To locate the best program, Ferkany contacted 11 different FEA software manufacturers and gave them each a test: If 800 pounds-force hit the shock absorber at four feet per second, what would the deceleration be? From empirical data, Ferkany already knew the answer. What surprised him, though, was that most existing FEA manufacturers couldn't--or didn't want to--solve it.

One did, however. Adina R&D Inc. (Watertown, MA) replied with an answer approximately two-and-a-half months after Ferkany's initial query. "They gave me back the exact curve that we had already gotten from our lab," Ferkany recalls. "So I told them we wanted their software."

The key to the success of the Adina software was its ability to analyze the fluid-structure interaction, engineers say. "Most programs either do fluid flow or structural analysis," notes Jan Walczak, principal lead for Adina R&D. "But they can't solve fluid-structure problems that are coupled."

Analytical software techniques were key to determining bladder performance. Simulations show how pressure affects the bladder when wall thickness is reduced from 40 thousandths to 35 thousandths of an inch.


Using Adina's software, ACE Controls engineers were able to analyze the stresses on the bladder as oil flowed in and out. More important, they were able to determine how thousands, or even millions, of cycles would affect the bladder nitrile material and surrounding parts.

User's choice. With the software program in place, ACE Controls engineers not only altered the product--they changed the corporate culture, as well. "This was completely different from anything we'd done before," Claydon says. "Sponges had been easy to use. We never had to worry about elaborate stress calculations. But this was a case where we couldn't use the old way anymore."

ACE engineers finished the design of the bladder and introduced the Magnum shock absorber in mid-1999. The new product is essentially used by the same customer base, but it provides those customers with greater effectiveness and flexibility.
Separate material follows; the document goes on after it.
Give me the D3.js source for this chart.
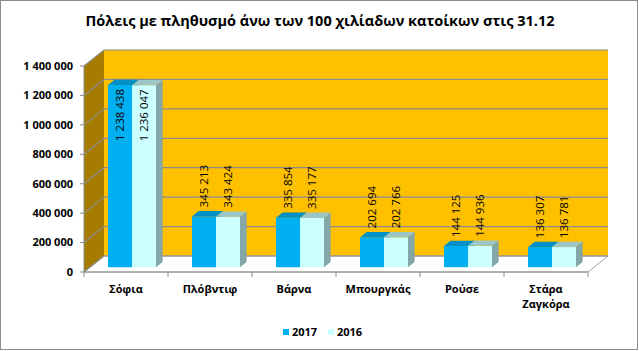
<!DOCTYPE html>
<html>
<head>
<meta charset="utf-8">
<script src="https://cdn.jsdelivr.net/npm/d3@7"></script>
<style>
  body { margin: 0; background: #fff; }
  svg text { font-family: "Open Sans", "Noto Sans", sans-serif; }
</style>
</head>
<body>
<div id="chart"></div>
<script>
// data
const cities = ["Σόφια", "Πλόβντιφ", "Βάρνα", "Μπουργκάς", "Ρούσε", "Στάρα Ζαγκόρα"];
const years = ["2017", "2016"];
const values2017 = [1238438, 345213, 335854, 202694, 144125, 136307];
const values2016 = [1236047, 343424, 335177, 202766, 144936, 136781];
const yTicks = [0, 200000, 400000, 600000, 800000, 1000000, 1200000, 1400000];

const W = 639, H = 351;
// depth offsets of the 3d box
const DX = 20, DY = 16;
const Z0 = 0.3, Z1 = 0.63; // bar depth inside the box

const colors = {
    "2017": {front: "#00B0F0", top: "#0090C4", side: "#0080AE"},
    "2016": {front: "#CCFFFF", top: "#9CC6C6", side: "#84A8A8"}
};

const svg = d3.select("#chart").append("svg")
    .attr("width", W)
    .attr("height", H);

// chart border
svg.append("rect")
    .attr("x", 0.5).attr("y", 0.5)
    .attr("width", W - 2).attr("height", H - 2)
    .attr("fill", "#fff")
    .attr("stroke", "#8c8c8c");

// title
svg.append("text")
    .attr("x", 320).attr("y", 26)
    .attr("text-anchor", "middle")
    .attr("font-size", 14.5)
    .attr("font-weight", "bold")
    .text("Πόλεις με πληθυσμό άνω των 100 χιλίαδων κατοίκων στις 31.12");

// scales (front plane)
const x = d3.scaleBand().domain(cities).range([84, 588]);
const xSub = d3.scaleBand().domain(years).range([0, x.bandwidth()]).paddingOuter(0.75);
const y = d3.scaleLinear().domain([0, 1400000]).range([272, 66]);

const px = (xx, z) => xx + z * DX;
const py = (yy, z) => yy - z * DY;
const pts = arr => arr.map(p => p.join(",")).join(" ");

const x0 = x.range()[0], x1 = x.range()[1];
const yTop = y(1400000), yBot = y(0);

// back wall
svg.append("polygon")
    .attr("points", pts([[px(x0, 1), py(yTop, 1)], [px(x1, 1), py(yTop, 1)], [px(x1, 1), py(yBot, 1)], [px(x0, 1), py(yBot, 1)]]))
    .attr("fill", "#FFC000");

// side wall
svg.append("polygon")
    .attr("points", pts([[x0, yTop], [px(x0, 1), py(yTop, 1)], [px(x0, 1), py(yBot, 1)], [x0, yBot]]))
    .attr("fill", "#A67C00");

// floor
svg.append("polygon")
    .attr("points", pts([[x0, yBot], [px(x0, 1), py(yBot, 1)], [px(x1, 1), py(yBot, 1)], [x1, yBot]]))
    .attr("fill", "#ffffff")
    .attr("stroke", "#a6a6a6")
    .attr("stroke-width", 1);

// gridlines
const grid = svg.append("g").attr("stroke", "#8c8c8c").attr("stroke-width", 1.2).attr("fill", "none");
yTicks.forEach(t => {
    grid.append("polyline")
        .attr("points", pts([[x0, y(t)], [px(x0, 1), py(y(t), 1)], [px(x1, 1), py(y(t), 1)]]));
});

// y axis line and labels
svg.append("line")
    .attr("x1", x0).attr("x2", x0)
    .attr("y1", yTop).attr("y2", yBot)
    .attr("stroke", "#8c8c8c");

const fmt = v => d3.format(",")(v).replace(/,/g, " ");
svg.append("g").selectAll("line")
    .data(yTicks).join("line")
    .attr("x1", x0 - 4).attr("x2", x0)
    .attr("y1", d => y(d)).attr("y2", d => y(d))
    .attr("stroke", "#8c8c8c");

svg.append("g").selectAll("text")
    .data(yTicks).join("text")
    .attr("x", 73)
    .attr("y", d => y(d))
    .attr("dy", "0.35em")
    .attr("text-anchor", "end")
    .attr("font-size", 11)
    .attr("font-weight", "bold")
    .text(d => fmt(d));

// x axis ticks
svg.append("line")
    .attr("x1", x0).attr("x2", x1)
    .attr("y1", yBot).attr("y2", yBot)
    .attr("stroke", "#8c8c8c");
const xEdges = cities.map(c => x(c)).concat([x1]);
svg.append("g").selectAll("line")
    .data(xEdges).join("line")
    .attr("x1", d => d).attr("x2", d => d)
    .attr("y1", yBot).attr("y2", yBot + 5)
    .attr("stroke", "#8c8c8c");

// category labels (wrap on space)
const catLabels = svg.append("g").selectAll("text")
    .data(cities).join("text")
    .attr("x", d => x(d) + x.bandwidth() / 2)
    .attr("y", 293)
    .attr("text-anchor", "middle")
    .attr("font-size", 11)
    .attr("font-weight", "bold");
catLabels.each(function(d) {
    const t = d3.select(this);
    d.split(" ").forEach((w, i) => {
        t.append("tspan")
            .attr("x", x(d) + x.bandwidth() / 2)
            .attr("dy", i === 0 ? 0 : 15)
            .text(w);
    });
});

// bars
const barData = [];
cities.forEach((c, i) => {
    barData.push({city: c, year: "2017", value: values2017[i]});
    barData.push({city: c, year: "2016", value: values2016[i]});
});

const bars = svg.append("g");
barData.forEach(d => {
    const bx0 = x(d.city) + xSub(d.year);
    const bx1 = bx0 + xSub.bandwidth();
    const yt = y(d.value), yb = y(0);
    const c = colors[d.year];
    const g = bars.append("g");
    // front face
    g.append("polygon")
        .attr("points", pts([[px(bx0, Z0), py(yt, Z0)], [px(bx1, Z0), py(yt, Z0)], [px(bx1, Z0), py(yb, Z0)], [px(bx0, Z0), py(yb, Z0)]]))
        .attr("fill", c.front);
    // top face
    g.append("polygon")
        .attr("points", pts([[px(bx0, Z0), py(yt, Z0)], [px(bx0, Z1), py(yt, Z1)], [px(bx1, Z1), py(yt, Z1)], [px(bx1, Z0), py(yt, Z0)]]))
        .attr("fill", c.top);
    // side face
    g.append("polygon")
        .attr("points", pts([[px(bx1, Z0), py(yt, Z0)], [px(bx1, Z1), py(yt, Z1)], [px(bx1, Z1), py(yb, Z1)], [px(bx1, Z0), py(yb, Z0)]]))
        .attr("fill", c.side);
});

// value labels
barData.forEach(d => {
    const cx = px(x(d.city) + xSub(d.year) + xSub.bandwidth() / 2, Z0);
    const yt = py(y(d.value), Z0);
    const inside = d.value > 1000000;
    const ly = inside ? yt + 4 : yt - 9;
    svg.append("text")
        .attr("transform", `translate(${cx},${ly}) rotate(-90)`)
        .attr("dy", "0.35em")
        .attr("text-anchor", inside ? "end" : "start")
        .attr("font-size", 11.5)
        .attr("fill", "#000")
        .text(fmt(d.value));
});

// legend
const legend = svg.append("g");
const legendX = [283, 328];
years.forEach((yr, i) => {
    legend.append("rect")
        .attr("x", legendX[i]).attr("y", 329)
        .attr("width", 6).attr("height", 6)
        .attr("fill", colors[yr].front);
    legend.append("text")
        .attr("x", legendX[i] + 9).attr("y", 332)
        .attr("dy", "0.35em")
        .attr("font-size", 11)
        .attr("font-weight", "bold")
        .text(yr);
});
</script>
</body>
</html>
Effective weight ratings of the new shock absorber line increased dramatically for all bore diameters. A 1.375-inch Magnum, for example, decelerates an effective weight of 110,000 lbs, compared to 28,000 lbs for identically sized conventional models. Other bore sizes offer similar gains.

At the same time, the Magnum Group also provided ACE Controls' customers with a product that's no bigger than its predecessor and costs no more. "Now our users have a choice," Ferkany says. "They can build more safety factors into their designs with the same size shock absorber. Or they can go to a smaller size and save money."